Displacement ($s$) $\implies$ Velocity ($v$) $\implies$ Acceleration ($a$)
(Derivative)

2. Evaluating Motion

EXAMPLE 1

Consider $s = t^3 - 12t + 15$ representing the motion of a particle along a straight line, where the displacement $s$ is given in m (meters), and the time $t$ is given in sec (seconds).

Solution:
We find the functions for velocity and acceleration by taking derivatives: $$ \begin{aligned} v &= \dfrac{ds}{dt} = 3t^2 - 12 \\ a &= \dfrac{dv}{dt} = 6t \end{aligned} $$ Notice that $v$ is measured in m/sec while $a$ is measured in m/sec$^2$.

For example:

at time $t=1$: $s = 4$ m, $v = -9$ m/sec, $a = 6$ m/sec$^2$
at time $t=3$: $s = 6$ m, $v = 15$ m/sec, $a = 18$ m/sec$^2$

Notice also that the body is stationary when the velocity is 0.
Hence, let us solve $v = 0$: $$ \begin{aligned} v = 0 &\iff 3t^2 - 12 = 0 \\ &\iff t^2 = 4 \\ &\iff t = 2 \text{ sec} \end{aligned} $$ (notice that time is always positive, thus we reject $t = -2$).
At that time ($t=2$), $s = -1$ m, $v = 0$ m/sec, and $a = 12$ m/sec$^2$.

NOTICE on Signs

If $s > 0$, the body is to the right of the fixed point $O$.
If $s < 0$, the body is to the left of the fixed point $O$.
If $v > 0$, the body moves to the right (forward).
If $v < 0$, the body moves to the left (backward).
If $v = 0$, the body is stationary (it stops, usually to reverse direction).

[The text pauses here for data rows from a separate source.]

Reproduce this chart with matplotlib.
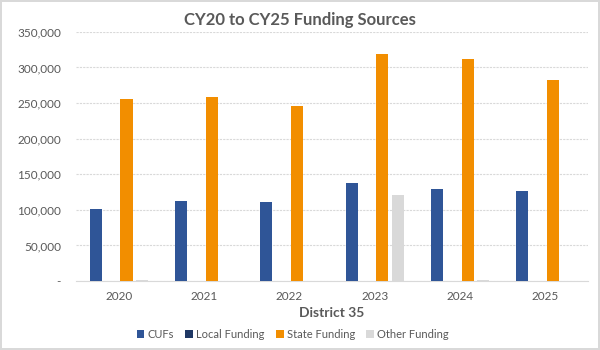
import numpy as np
import matplotlib.pyplot as plt
from matplotlib.ticker import FuncFormatter

years = ["2020", "2021", "2022", "2023", "2024", "2025"]
cufs = [101000, 112300, 110900, 138300, 128900, 127000]
local_funding = [0, 0, 0, 0, 0, 0]
state_funding = [255000, 257800, 246000, 318200, 311600, 281900]
other_funding = [1500, 0, 500, 120900, 2000, 500]

series = ["CUFs", "Local Funding", "State Funding", "Other Funding"]
colors = ["#2F5597", "#1F3864", "#F28E00", "#D9D9D9"]

plt.rcParams['font.family'] = ['Lato', 'DejaVu Sans']

fig = plt.figure(figsize=(6, 3.5), dpi=100)
fig.patch.set_edgecolor("#D9D9D9")
fig.patch.set_linewidth(1.5)
ax = fig.add_axes([0.127, 0.197, 0.853, 0.712])

x = np.arange(len(years))
step = 0.18
width = 0.142
for i, (vals, c, name) in enumerate(zip([cufs, local_funding, state_funding, other_funding], colors, series)):
    ax.bar(x + (i - 1.5) * step, vals, width, color=c, label=name, zorder=3)

ax.set_xlim(-0.5, len(years) - 0.5)
ax.set_ylim(0, 350000)
ax.set_yticks(np.arange(0, 350001, 50000))
ax.yaxis.set_major_formatter(FuncFormatter(lambda v, p: "-" if v == 0 else f"{v:,.0f}"))
ax.set_xticks(x)
ax.set_xticklabels(years)
ax.tick_params(axis="both", length=0, labelsize=8.5, colors="#595959")
ax.tick_params(axis="x", pad=7)
ax.tick_params(axis="y", pad=11)
ax.grid(axis="y", color="#D9D9D9", linewidth=0.8, linestyle=(0, (2, 1)), zorder=0)
for s in ["top", "right", "left"]:
    ax.spines[s].set_visible(False)
ax.spines["bottom"].set_color("#D9D9D9")

ax.set_xlabel("District 35", fontsize=10, fontweight="bold", color="#595959", labelpad=4)
fig.suptitle("CY20 to CY25 Funding Sources", fontsize=12, fontweight="bold", color="#595959", y=0.965)

fig.legend(loc="lower center", bbox_to_anchor=(0.488, 0.0), ncol=4, frameon=False,
           fontsize=8, labelcolor="#595959", handlelength=0.7, handleheight=0.7,
           handletextpad=0.3, columnspacing=1.0)

plt.savefig("out.png", dpi=100)
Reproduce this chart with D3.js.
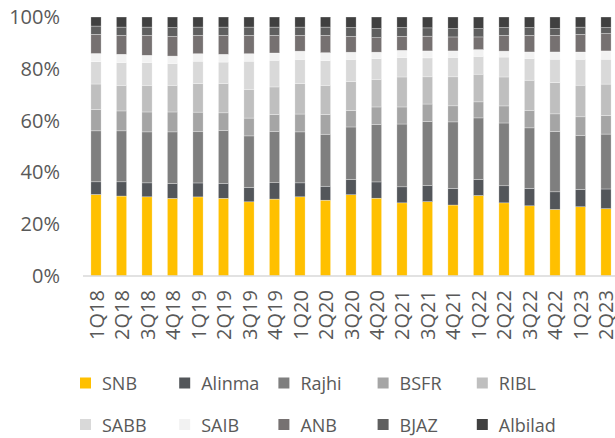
<!DOCTYPE html>
<html><head><meta charset="utf-8">
<script src="https://cdn.jsdelivr.net/npm/d3@7"></script>
<style>html,body{margin:0;padding:0;background:#fff;} svg{display:block;}</style>
</head><body>
<svg id="chart" width="615" height="438"></svg>
<script>
const categories = ["1Q18","2Q18","3Q18","4Q18","1Q19","2Q19","3Q19","4Q19","1Q20","2Q20","3Q20","4Q20","2Q21","3Q21","4Q21","1Q22","2Q22","3Q22","4Q22","1Q23","2Q23"];
const seriesNames = ["SNB","Alinma","Rajhi","BSFR","RIBL","SABB","SAIB","ANB","BJAZ","Albilad"];
const SNB     = [31.5,30.9,30.6,30.0,30.6,30.0,28.7,29.7,30.6,29.3,31.4,30.1,28.3,28.7,27.4,31.1,28.3,27.1,25.7,26.7,26.0];
const Alinma  = [4.9,5.5,5.4,5.8,5.4,5.8,5.6,6.3,5.4,5.4,5.9,6.3,6.2,6.2,6.4,6.2,6.6,6.7,6.8,6.7,7.6];
const Rajhi   = [19.7,19.7,19.7,19.9,19.8,20.3,19.9,19.7,19.7,20.1,20.3,22.3,24.3,24.7,25.7,23.8,24.3,23.4,23.3,20.7,21.2];
const BSFR    = [8.3,7.7,7.7,7.7,7.6,6.9,6.9,6.7,6.9,7.6,6.4,6.7,6.6,6.8,6.2,6.2,6.6,6.8,6.8,7.3,7.2];
const RIBL    = [9.8,9.9,10.3,10.3,11.0,11.3,11.1,10.6,11.7,11.3,11.2,10.7,11.6,10.5,11.2,10.7,11.2,11.6,12.1,12.2,12.1];
const SABB    = [8.6,8.8,8.8,8.4,8.7,8.3,10.9,10.3,9.4,9.6,8.5,8.0,7.5,7.3,7.5,6.9,7.7,8.4,9.0,10.0,9.6];
const SAIB    = [3.2,3.2,2.8,2.9,2.9,3.0,2.9,2.8,3.2,3.0,2.8,2.5,2.8,2.7,2.5,2.6,2.3,2.5,2.8,2.8,3.2];
const ANB     = [7.4,7.3,7.7,7.6,7.1,7.3,7.1,6.8,6.1,6.7,6.1,5.6,5.4,5.7,5.4,4.9,6.1,6.4,6.4,6.8,6.7];
const BJAZ    = [3.2,3.2,3.2,3.4,3.2,3.2,3.2,3.2,3.2,3.2,3.4,3.5,3.4,3.2,3.2,3.2,3.0,3.0,2.6,2.8,2.3];
const Albilad = [3.5,3.9,3.9,4.1,3.9,3.9,3.9,3.9,3.9,3.9,4.1,4.5,4.1,4.2,4.5,4.5,4.1,4.1,4.5,3.9,4.1];
const colors  = ["#ffc000","#53565a","#7f7f7f","#a5a5a5","#bfbfbf","#d9d9d9","#f2f2f2","#767171","#5f5f5f","#404040"];
const yTicks  = [0,0.2,0.4,0.6,0.8,1.0];

const seriesValues = [SNB,Alinma,Rajhi,BSFR,RIBL,SABB,SAIB,ANB,BJAZ,Albilad];
const table = categories.map((c,i)=>{const o={cat:c}; seriesNames.forEach((s,j)=>o[s]=seriesValues[j][i]); return o;});

const svg = d3.select("#chart");
const font = "'Open Sans', 'Liberation Sans', sans-serif";
const textColor = "#595959";

const x = d3.scaleBand().domain(categories).range([83,619]).paddingInner(0.6).paddingOuter(0.31);
const y = d3.scaleLinear().domain([0,1]).range([276,17]);
const color = d3.scaleOrdinal().domain(seriesNames).range(colors);

const stack = d3.stack().keys(seriesNames).offset(d3.stackOffsetExpand);
const stacked = stack(table);

svg.append("g").selectAll("g").data(stacked).join("g")
  .attr("fill", d=>color(d.key))
  .selectAll("rect").data(d=>d).join("rect")
  .attr("x", d=>x(d.data.cat))
  .attr("width", x.bandwidth())
  .attr("y", d=>y(d[1]))
  .attr("height", d=>y(d[0])-y(d[1]))
  .attr("stroke","#ffffff").attr("stroke-width",0.5).attr("stroke-opacity",0.6);

// baseline
svg.append("line").attr("x1",83).attr("x2",615).attr("y1",y(0)).attr("y2",y(0))
  .attr("stroke","#d9d9d9").attr("stroke-width",1.5);

// y labels
const yAxis = d3.axisLeft(y).tickValues(yTicks).tickFormat(d3.format(".0%")).tickSize(0).tickPadding(0);
const gy = svg.append("g").attr("transform","translate(60,0)").call(yAxis);
gy.select(".domain").remove();
gy.selectAll("text").attr("font-family",font).attr("font-size",20).attr("fill",textColor);

// x labels
const xAxis = d3.axisBottom(x).tickSize(0).tickPadding(0);
const gx = svg.append("g").attr("transform","translate(0,290)").call(xAxis);
gx.select(".domain").remove();
gx.selectAll("text")
  .attr("font-family",font).attr("font-size",20).attr("fill",textColor)
  .attr("text-anchor","end").attr("dy",null).attr("y",0)
  .attr("transform","rotate(-90)").attr("dx",0).attr("x",0)
  .attr("dominant-baseline","central");

// legend
const legend = svg.append("g");
seriesNames.forEach((s,i)=>{
  const col = i%5, row = Math.floor(i/5);
  const lx = 80 + col*99.2, ly = 383 + row*41.5;
  const g = legend.append("g").attr("transform",`translate(${lx},${ly})`);
  g.append("rect").attr("x",0).attr("y",-5.5).attr("width",11).attr("height",11).attr("fill",color(s));
  g.append("text").attr("x",22).attr("y",0).attr("dominant-baseline","central")
    .attr("font-family",font).attr("font-size",18).attr("fill",textColor).text(s);
});
</script>
</body></html>
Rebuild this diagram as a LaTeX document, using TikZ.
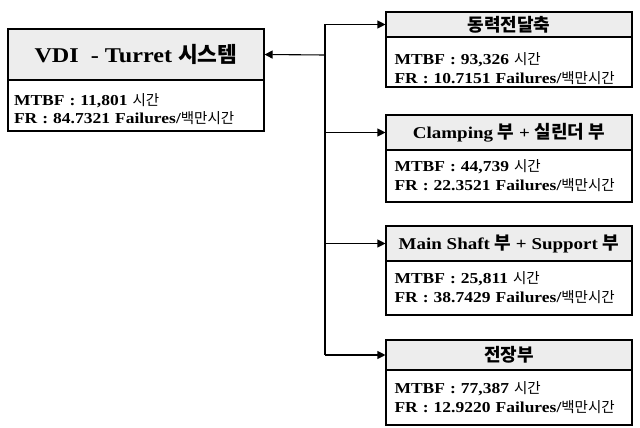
\documentclass[tikz,border=0pt]{standalone}
\usepackage{fontspec}
\setmainfont[FakeStretch=1.15]{Liberation Serif}
\newfontfamily\kor{Noto Sans CJK KR}
\usetikzlibrary{arrows.meta}
\newcommand{\ko}[1]{{\kor #1}}
\newcommand{\kt}[1]{{\kor\fontsize{18}{20}\selectfont #1}}
\newcommand{\kb}[1]{{\kor\mdseries\fontsize{14.5}{18}\selectfont #1}}
\begin{document}
\begin{tikzpicture}[x=1pt,y=-1pt,
  box/.style={draw=black,line width=1.1pt,inner sep=0pt,minimum width=#1},
  tbox/.style={box=#1,fill=black!7},
  ttl/.style={font=\fontsize{16.5}{18}\selectfont\bfseries},
  body/.style={box=#1,fill=white,align=left,text width=#1-17pt,
    font=\fontsize{15.2}{19}\selectfont\bfseries},
  arr/.style={line width=1.1pt,-{Triangle[length=8pt,width=8pt]}},
  ln/.style={line width=1.1pt}]
\useasboundingbox (0,0) rectangle (640,428);
% main box
\node[tbox=256pt,minimum height=51pt,font=\fontsize{21}{24}\selectfont\bfseries] (mt) at (136,54.5) {VDI\ \ - Turret \ko{\fontsize{21.5}{24}\selectfont 시스템}};
\node[body=256pt,minimum height=51pt,font=\fontsize{15.2}{18.5}\selectfont\bfseries,text width=244pt] (mb) at (136,105.5) {\rule{0pt}{19pt}MTBF : 11,801 \kb{시간}\\FR : 84.7321 Failures/\kb{백만시간}};
% right boxes
\node[tbox=246pt,minimum height=25pt,ttl] (t1) at (509,24.5) {\kt{동력전달축}};
\node[body=246pt,minimum height=50pt] (b1) at (509,62) {\rule{0pt}{26pt}MTBF : 93,326 \kb{시간}\\FR : 10.7151 Failures/\kb{백만시간}};
\node[tbox=246pt,minimum height=35pt,ttl] (t2) at (509,132.5) {Clamping \kt{부} + \kt{실린더 부}};
\node[body=246pt,minimum height=52pt] (b2) at (509,176) {MTBF : 44,739 \kb{시간}\\FR : 22.3521 Failures/\kb{백만시간}};
\node[tbox=246pt,minimum height=35pt,ttl] (t3) at (509,243.5) {Main Shaft \kt{부} + Support \kt{부}};
\node[body=246pt,minimum height=54pt] (b3) at (509,288) {MTBF : 25,811 \kb{시간}\\FR : 38.7429 Failures/\kb{백만시간}};
\node[tbox=246pt,minimum height=30pt,ttl] (t4) at (509,355) {\kt{전장부}};
\node[body=246pt,minimum height=55pt] (b4) at (509,397.5) {MTBF : 77,387 \kb{시간}\\FR : 12.9220 Failures/\kb{백만시간}};
% connectors
\coordinate (j) at (325,55);
\draw[ln] (t1.west -| j) -- (t4.west -| j);
\draw[arr] (j) -- (mt.east);
\draw[arr] (t1.west -| j) -- (t1.west);
\draw[arr] (t2.west -| j) -- (t2.west);
\draw[arr] (t3.west -| j) -- (t3.west);
\draw[arr] (t4.west -| j) -- (t4.west);
\end{tikzpicture}
\end{document}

3. Speed and Acceleration Analysis

Speed is the absolute value of the velocity. Thus, Speed = $|v|$.

We say that the body accelerates (its speed increases) when velocity and acceleration have the same sign (both positive or both negative). In this case $a \cdot v > 0$.

We say that the body decelerates (its speed decreases) when velocity and acceleration have opposite signs. In this case $a \cdot v < 0$.